THE TASK
Please retype the data in full and exactly; the pictures are not part of the copy.

RECORDED INFORMATION
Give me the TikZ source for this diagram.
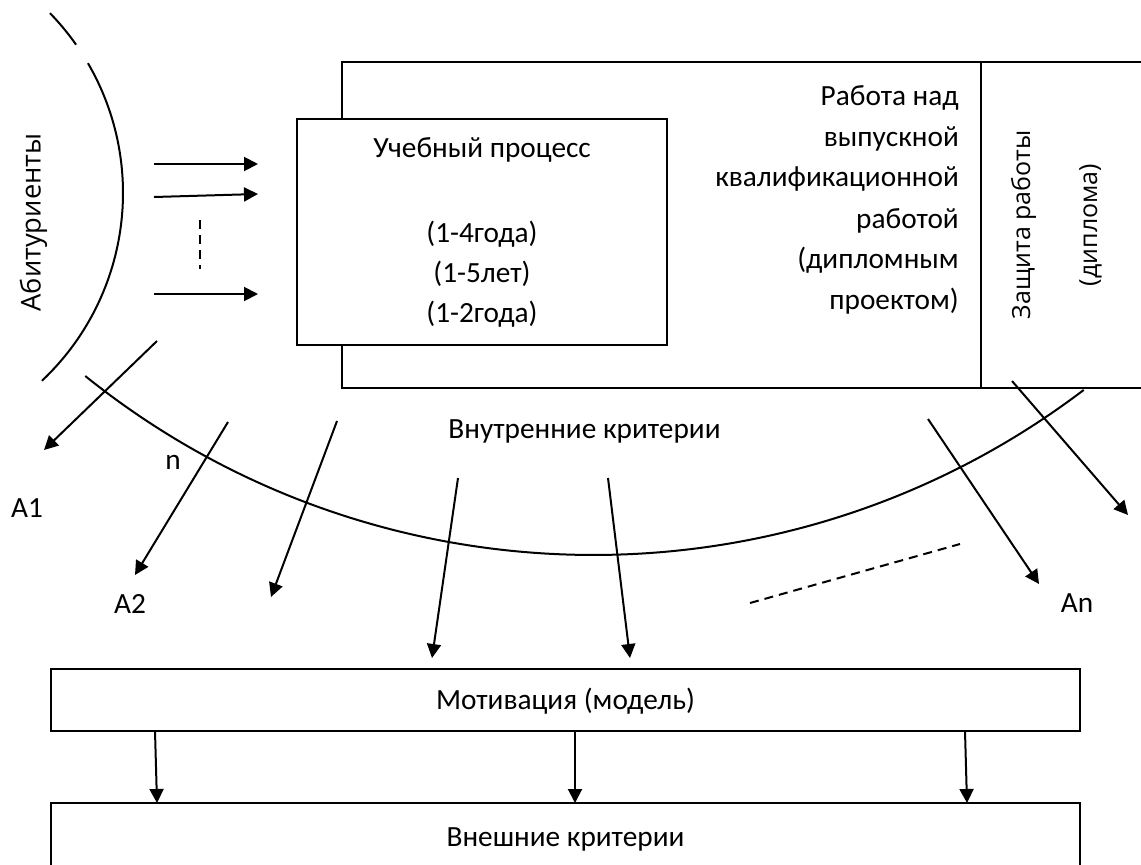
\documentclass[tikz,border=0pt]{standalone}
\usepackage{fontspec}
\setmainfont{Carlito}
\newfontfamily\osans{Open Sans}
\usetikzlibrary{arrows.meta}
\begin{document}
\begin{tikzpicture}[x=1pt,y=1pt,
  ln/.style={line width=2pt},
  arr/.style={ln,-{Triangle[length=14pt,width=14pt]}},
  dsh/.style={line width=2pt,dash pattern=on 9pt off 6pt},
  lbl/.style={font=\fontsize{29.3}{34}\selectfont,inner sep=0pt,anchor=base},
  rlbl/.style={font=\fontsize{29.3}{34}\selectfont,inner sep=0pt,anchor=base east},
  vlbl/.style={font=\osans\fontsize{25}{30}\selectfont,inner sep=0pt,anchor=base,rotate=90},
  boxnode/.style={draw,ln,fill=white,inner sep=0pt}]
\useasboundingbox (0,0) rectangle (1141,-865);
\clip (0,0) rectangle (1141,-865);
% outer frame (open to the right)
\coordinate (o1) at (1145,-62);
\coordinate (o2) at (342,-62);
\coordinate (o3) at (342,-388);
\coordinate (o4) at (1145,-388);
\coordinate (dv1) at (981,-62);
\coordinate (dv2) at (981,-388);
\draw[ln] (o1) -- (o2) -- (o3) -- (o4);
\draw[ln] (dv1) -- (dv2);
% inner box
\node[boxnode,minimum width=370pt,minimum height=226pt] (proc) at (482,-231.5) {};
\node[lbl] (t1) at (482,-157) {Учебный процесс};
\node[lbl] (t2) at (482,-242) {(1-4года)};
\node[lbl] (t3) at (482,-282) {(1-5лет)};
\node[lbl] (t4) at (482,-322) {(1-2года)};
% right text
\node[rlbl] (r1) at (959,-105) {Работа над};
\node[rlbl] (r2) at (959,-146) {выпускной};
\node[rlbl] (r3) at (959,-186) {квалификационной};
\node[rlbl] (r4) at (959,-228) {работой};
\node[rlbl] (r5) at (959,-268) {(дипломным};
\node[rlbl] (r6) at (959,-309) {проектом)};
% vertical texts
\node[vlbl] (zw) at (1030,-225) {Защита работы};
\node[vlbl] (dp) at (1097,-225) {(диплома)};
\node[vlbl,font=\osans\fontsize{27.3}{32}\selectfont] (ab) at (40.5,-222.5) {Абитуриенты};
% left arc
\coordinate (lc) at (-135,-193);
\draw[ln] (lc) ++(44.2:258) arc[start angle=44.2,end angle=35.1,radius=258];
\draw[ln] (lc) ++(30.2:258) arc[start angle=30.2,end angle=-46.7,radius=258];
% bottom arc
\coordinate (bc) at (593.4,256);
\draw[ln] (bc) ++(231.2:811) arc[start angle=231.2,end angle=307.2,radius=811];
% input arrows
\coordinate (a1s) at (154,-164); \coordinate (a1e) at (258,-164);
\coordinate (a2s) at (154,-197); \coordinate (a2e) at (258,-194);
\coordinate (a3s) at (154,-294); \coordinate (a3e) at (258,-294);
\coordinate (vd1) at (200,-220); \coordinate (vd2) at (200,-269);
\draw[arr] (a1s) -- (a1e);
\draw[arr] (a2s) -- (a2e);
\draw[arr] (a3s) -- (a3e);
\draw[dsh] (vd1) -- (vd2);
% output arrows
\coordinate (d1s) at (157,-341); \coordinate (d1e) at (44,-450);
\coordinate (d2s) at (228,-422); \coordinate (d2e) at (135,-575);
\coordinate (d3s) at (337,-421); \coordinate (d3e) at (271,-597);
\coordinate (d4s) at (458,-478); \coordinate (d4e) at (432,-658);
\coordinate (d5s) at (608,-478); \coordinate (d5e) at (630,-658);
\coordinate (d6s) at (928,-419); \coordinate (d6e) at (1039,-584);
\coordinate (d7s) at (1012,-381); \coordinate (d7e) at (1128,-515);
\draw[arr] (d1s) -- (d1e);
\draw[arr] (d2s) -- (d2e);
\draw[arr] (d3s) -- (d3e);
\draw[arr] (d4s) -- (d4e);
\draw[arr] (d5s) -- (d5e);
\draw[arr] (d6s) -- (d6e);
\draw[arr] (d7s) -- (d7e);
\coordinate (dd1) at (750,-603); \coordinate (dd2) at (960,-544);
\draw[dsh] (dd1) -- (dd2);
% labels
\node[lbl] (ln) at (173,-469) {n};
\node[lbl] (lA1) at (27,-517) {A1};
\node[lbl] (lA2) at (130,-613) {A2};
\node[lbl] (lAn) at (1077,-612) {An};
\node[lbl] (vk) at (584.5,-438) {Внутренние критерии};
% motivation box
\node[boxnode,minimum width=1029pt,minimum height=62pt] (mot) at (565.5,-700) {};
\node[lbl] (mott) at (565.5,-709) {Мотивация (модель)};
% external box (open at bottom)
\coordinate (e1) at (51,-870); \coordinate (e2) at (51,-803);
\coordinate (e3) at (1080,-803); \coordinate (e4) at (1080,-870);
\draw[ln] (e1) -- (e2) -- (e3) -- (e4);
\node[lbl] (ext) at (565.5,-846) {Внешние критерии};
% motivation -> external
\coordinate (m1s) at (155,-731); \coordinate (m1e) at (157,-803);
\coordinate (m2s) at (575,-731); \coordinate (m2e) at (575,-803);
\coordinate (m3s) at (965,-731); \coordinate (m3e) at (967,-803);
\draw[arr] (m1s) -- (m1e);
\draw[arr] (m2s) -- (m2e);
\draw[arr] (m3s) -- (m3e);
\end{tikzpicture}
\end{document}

TASK RESULT
Give me the TikZ source for this diagram.
\documentclass[tikz,border=0pt]{standalone}
\usepackage{fontspec}
\setmainfont{Carlito}
\newfontfamily\osans{Open Sans}
\usetikzlibrary{arrows.meta}
\begin{document}
\begin{tikzpicture}[x=1pt,y=1pt,
  ln/.style={line width=2pt},
  arr/.style={ln,-{Triangle[length=14pt,width=14pt]}},
  dsh/.style={line width=2pt,dash pattern=on 9pt off 6pt},
  lbl/.style={font=\fontsize{29.3}{34}\selectfont,inner sep=0pt,anchor=base},
  rlbl/.style={font=\fontsize{29.3}{34}\selectfont,inner sep=0pt,anchor=base east},
  vlbl/.style={font=\osans\fontsize{25}{30}\selectfont,inner sep=0pt,anchor=base,rotate=90},
  boxnode/.style={draw,ln,fill=white,inner sep=0pt}]
\useasboundingbox (0,0) rectangle (1141,-865);
\clip (0,0) rectangle (1141,-865);
% outer frame (open to the right)
\coordinate (o1) at (1145,-62);
\coordinate (o2) at (342,-62);
\coordinate (o3) at (342,-388);
\coordinate (o4) at (1145,-388);
\coordinate (dv1) at (981,-62);
\coordinate (dv2) at (981,-388);
\draw[ln] (o1) -- (o2) -- (o3) -- (o4);
\draw[ln] (dv1) -- (dv2);
% inner box
\node[boxnode,minimum width=370pt,minimum height=226pt] (proc) at (482,-231.5) {};
\node[lbl] (t1) at (482,-157) {Учебный процесс};
\node[lbl] (t2) at (482,-242) {(1-4года)};
\node[lbl] (t3) at (482,-282) {(1-5лет)};
\node[lbl] (t4) at (482,-322) {(1-2года)};
% right text
\node[rlbl] (r1) at (959,-105) {Работа над};
\node[rlbl] (r2) at (959,-146) {выпускной};
\node[rlbl] (r3) at (959,-186) {квалификационной};
\node[rlbl] (r4) at (959,-228) {работой};
\node[rlbl] (r5) at (959,-268) {(дипломным};
\node[rlbl] (r6) at (959,-309) {проектом)};
% vertical texts
\node[vlbl] (zw) at (1030,-225) {Защита работы};
\node[vlbl] (dp) at (1097,-225) {(диплома)};
\node[vlbl,font=\osans\fontsize{27.3}{32}\selectfont] (ab) at (40.5,-222.5) {Абитуриенты};
% left arc
\coordinate (lc) at (-135,-193);
\draw[ln] (lc) ++(44.2:258) arc[start angle=44.2,end angle=35.1,radius=258];
\draw[ln] (lc) ++(30.2:258) arc[start angle=30.2,end angle=-46.7,radius=258];
% bottom arc
\coordinate (bc) at (593.4,256);
\draw[ln] (bc) ++(231.2:811) arc[start angle=231.2,end angle=307.2,radius=811];
% input arrows
\coordinate (a1s) at (154,-164); \coordinate (a1e) at (258,-164);
\coordinate (a2s) at (154,-197); \coordinate (a2e) at (258,-194);
\coordinate (a3s) at (154,-294); \coordinate (a3e) at (258,-294);
\coordinate (vd1) at (200,-220); \coordinate (vd2) at (200,-269);
\draw[arr] (a1s) -- (a1e);
\draw[arr] (a2s) -- (a2e);
\draw[arr] (a3s) -- (a3e);
\draw[dsh] (vd1) -- (vd2);
% output arrows
\coordinate (d1s) at (157,-341); \coordinate (d1e) at (44,-450);
\coordinate (d2s) at (228,-422); \coordinate (d2e) at (135,-575);
\coordinate (d3s) at (337,-421); \coordinate (d3e) at (271,-597);
\coordinate (d4s) at (458,-478); \coordinate (d4e) at (432,-658);
\coordinate (d5s) at (608,-478); \coordinate (d5e) at (630,-658);
\coordinate (d6s) at (928,-419); \coordinate (d6e) at (1039,-584);
\coordinate (d7s) at (1012,-381); \coordinate (d7e) at (1128,-515);
\draw[arr] (d1s) -- (d1e);
\draw[arr] (d2s) -- (d2e);
\draw[arr] (d3s) -- (d3e);
\draw[arr] (d4s) -- (d4e);
\draw[arr] (d5s) -- (d5e);
\draw[arr] (d6s) -- (d6e);
\draw[arr] (d7s) -- (d7e);
\coordinate (dd1) at (750,-603); \coordinate (dd2) at (960,-544);
\draw[dsh] (dd1) -- (dd2);
% labels
\node[lbl] (ln) at (173,-469) {n};
\node[lbl] (lA1) at (27,-517) {A1};
\node[lbl] (lA2) at (130,-613) {A2};
\node[lbl] (lAn) at (1077,-612) {An};
\node[lbl] (vk) at (584.5,-438) {Внутренние критерии};
% motivation box
\node[boxnode,minimum width=1029pt,minimum height=62pt] (mot) at (565.5,-700) {};
\node[lbl] (mott) at (565.5,-709) {Мотивация (модель)};
% external box (open at bottom)
\coordinate (e1) at (51,-870); \coordinate (e2) at (51,-803);
\coordinate (e3) at (1080,-803); \coordinate (e4) at (1080,-870);
\draw[ln] (e1) -- (e2) -- (e3) -- (e4);
\node[lbl] (ext) at (565.5,-846) {Внешние критерии};
% motivation -> external
\coordinate (m1s) at (155,-731); \coordinate (m1e) at (157,-803);
\coordinate (m2s) at (575,-731); \coordinate (m2e) at (575,-803);
\coordinate (m3s) at (965,-731); \coordinate (m3e) at (967,-803);
\draw[arr] (m1s) -- (m1e);
\draw[arr] (m2s) -- (m2e);
\draw[arr] (m3s) -- (m3e);
\end{tikzpicture}
\end{document}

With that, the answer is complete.